How one says something becomes as important as what one is telling. Stolle chooses radically for a modernistic formal language, saying as much as possible with a minimum of resources. Figures consists of an accumulation of squares and dots, a city becomes a crowded map of moving surfaces and a landscape is nothing more than a line.
Stolle has always been interested in the shift between the language of art and inspiration from daily life.
Video’s like ‘LFMS 2011 (DUCTUS#01)’ are referring to early computer art. A movement that is not so well known but that was an important alternative during the sixties and the seventies for the mainstream art history.
The formalistic language and the former debate concerning art and technology, inspires Stolle.
His works become more and more abstract and get involved in a kind of l’art pour l’art.

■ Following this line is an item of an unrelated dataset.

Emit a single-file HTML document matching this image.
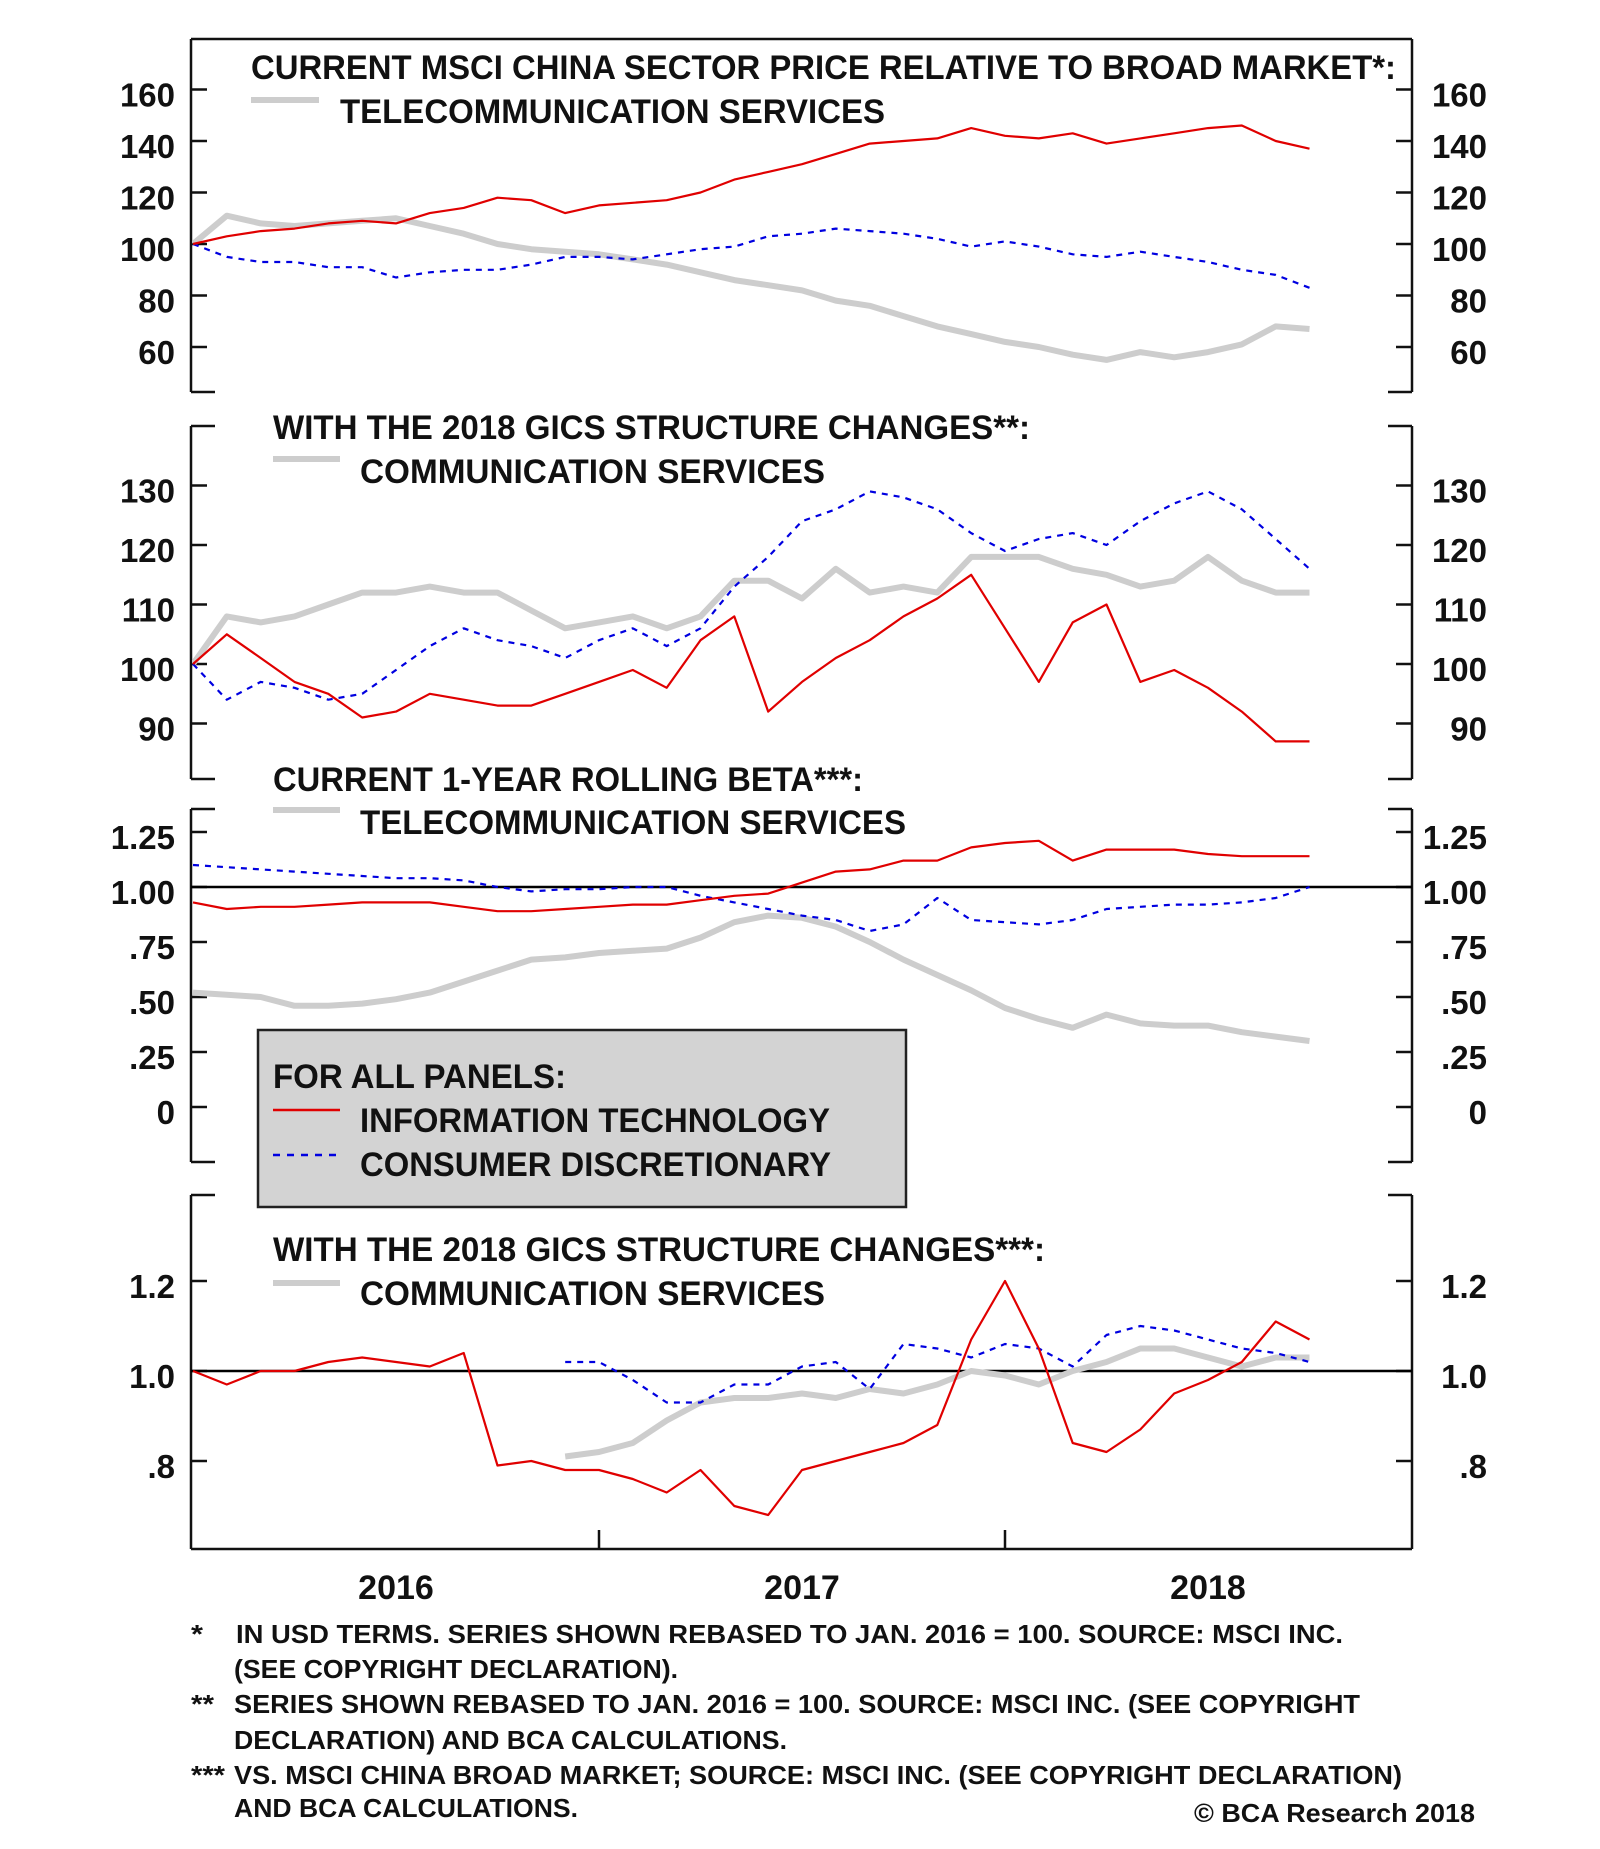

Simple basic shapes and lines are moving with grace over the screen and are undergoing a typical basic transformation. An aesthetic, memorizing the first visual experiments with the computer done by pioneers as Frieder Nake or Manfred Mohr. It stays a reference because in essence the art of Stolle is different. He is not losing himself in any dogma where rationality and mathematical preciseness are the main focus. A formalistic discourse that was reacting in the seventies against the mysticism of Beuys and the heritage of abstract expressionism.
Bart Stolle is convinced a computer can never replace the artist. One can not develop an algorithm that produces art. Actually Stolle is the algorithm himself, allowing accidents and humanity tout court.